Gates, de certa forma, seguiu um caminho próprio, diferente de seus colegas e irmãs, e deu certo no final, afirma o pai.

Desperte para a vida tem o efeito imediato. Ele desmitifica aquela visão de que, de forma oportunista, Bill Gates se afastou da Microsoft para cuidar de uma organização filantrópica. Na realidade, esse tipo de atitude é comum na família Gates.

Desde seus avós a sua família está envolvida com filantropia. Seu pai seguiu o mesmo caminho, largou o trabalho diário em seu escritório de advocacia para se dedicar à filantropia. Em 1994, fundou a Fundação William H. Gates, que, 5 anos mais tarde, com a entrada de seu filho Bill Gates como principal controlador, seria renomeada para Fundação Bill e Melinda Gates, considerada a maior no mundo ligada à filantropia (caixa de US$ 33 bilhões/ano).

Mary Gates, mãe do cofundador da Microsoft, por sua vez, era conhecida por seu trabalho voluntário junto à United Way of America e à cidade de Seattle, onde a família Gates está bem presente.

O livro tem o efeito secundário de humanizar o Bill Gates competitivo e que utilizou as estratégias mais agressivas disponíveis para que a Microsoft conquistasse ou mantivesse presença de mercado.

Desperte para a vida não é sobre tecnologia. Como livro de prática de negócios ou desenvolvimento pessoal, não é dos melhores. É dividido em capítulos curtos, cada um com ensinamentos ou princípios. Porém, Gates pai repete a mesma ideia diversas vezes. Na realidade, Desperte para a vida era para ter sido apenas um ensaio particular para a família. Depois surgiu a ideia de transformá-lo em livro.
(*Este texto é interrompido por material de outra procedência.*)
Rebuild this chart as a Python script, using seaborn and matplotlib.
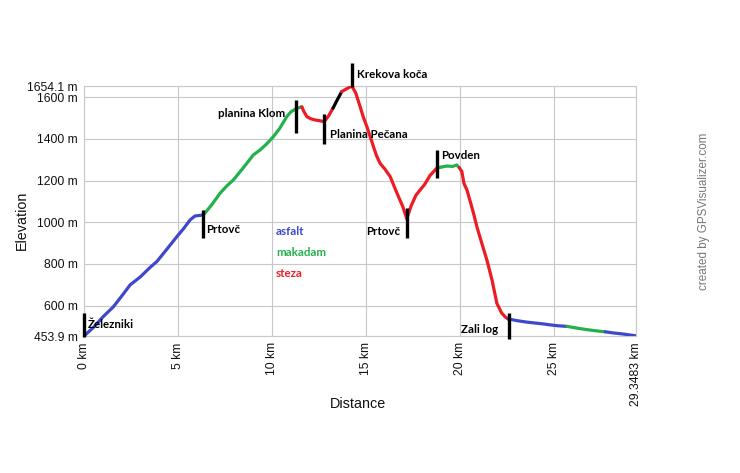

É um bom livro se for tratado como uma obra sobre filantropia, mas principalmente sobre paternidade, como criar uma família – mantê-la unida, apesar da distância e da morte de alguns (Mary Gates, mãe de Bill Gates, morreu vítima de câncer de mama em 1.994, seis meses após o casamento de seu filho com Melinda).

Neste sentido, o pai é tão bem sucedido quanto o filho. Os dois têm mais semelhanças do que diferenças. Reflexo disso está no prefácio minimalista que Gates escreveu para o livro de seu pai.

“Pai, na próxima vez em que alguém lhe perguntar se você é o verdadeiro Bill Gates, espero que responda ‘Sim’. E que diga a eles que você é todas as coisas que este outro luta para ser”.